When you adopt a pet, you’re signing on for the good and the bad. You get all the unconditional love in the world, someone to eat meals with and read books with, someone to stare judgmentally at you and purr the night away. You get to play with them, pet them, love them. But since they can’t make decisions for themselves, since they often hide their discomfort or pain, you have to be the one to take care of them: endless vet visits, if you can manage (and afford) it; dispensing medications they hate; worrying, waiting, crying. And one day, you probably have to make a decision that is right, but will feel cruel and terrible.
Moneypenny died in my arms on Sunday, January 12, 2025. I had plenty of time beforehand to tell her over and over again how much I loved her, to thank her for everything she had been and done for me, to tell her how strong and brave she was. To call her Penny Pie, Silly Goose, Cutie Patootie (and never, never again Pepperjackie).
I miss her so fucking much. It feels like there’s a hole where my heart should be, but also like there are a million, a billion, shattered pieces rattling around in my chest. I am full of second guesses and guilt and doubts, and the selfish part of me wishes I had kept her here for another month. No amount of time would’ve been enough, but what I wouldn’t give to rub her belly, scratch behind her ears, share a roast beef sandwich, just one more time.

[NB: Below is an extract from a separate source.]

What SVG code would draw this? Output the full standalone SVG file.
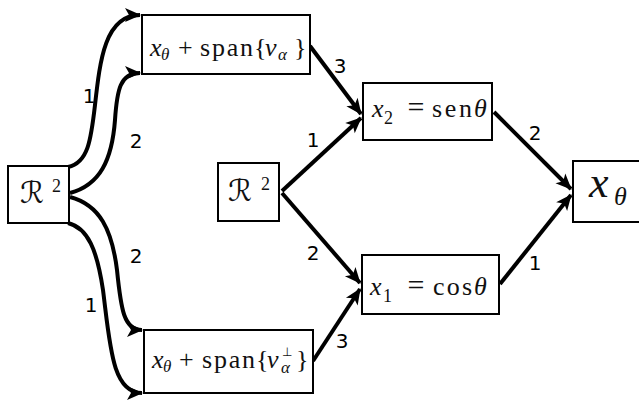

I’m not sure what I believe about the universe and the afterlife, and, no offense to anyone who finds it comforting, but I abhor the “Rainbow Bridge” jargon. But if there is something beyond, I hope Penny will deign to check in on me every now and again. I hope she’s gotten to meet Kismet and Gilgo, and maybe even my gran. I hope they’re all taking care of each other. I hope Penny is eating every flavor of Temptations and all the Lil Soups that can fit in her stomach. I hope she’s running and playing without a limp. I hope she can rest in sunshine like the beams that fell through the balcony door on a warm spring morning.
Miss Moneypenny was the best goddamn cat to ever live on this planet. I did not deserve her, but I am so glad we chose each other. And I would do it again, and again, and again.
Rest easy, pretty girl. I’ve got it from here.
Miss Moneypenny
February 3, 2018 — January 12, 2025
(For the record, her birthdate is a total guess. I wanted to give her a Bond-related birthday, but nothing was working with her estimated age, so I went for a literary allusion instead and had her share with Gertrude Stein.)
In lieu of flowers, please hold your favorite furry friends close and, if you’re able, donate to a local animal rescue, so that other amazing animals can find loving homes and live the lives they deserve.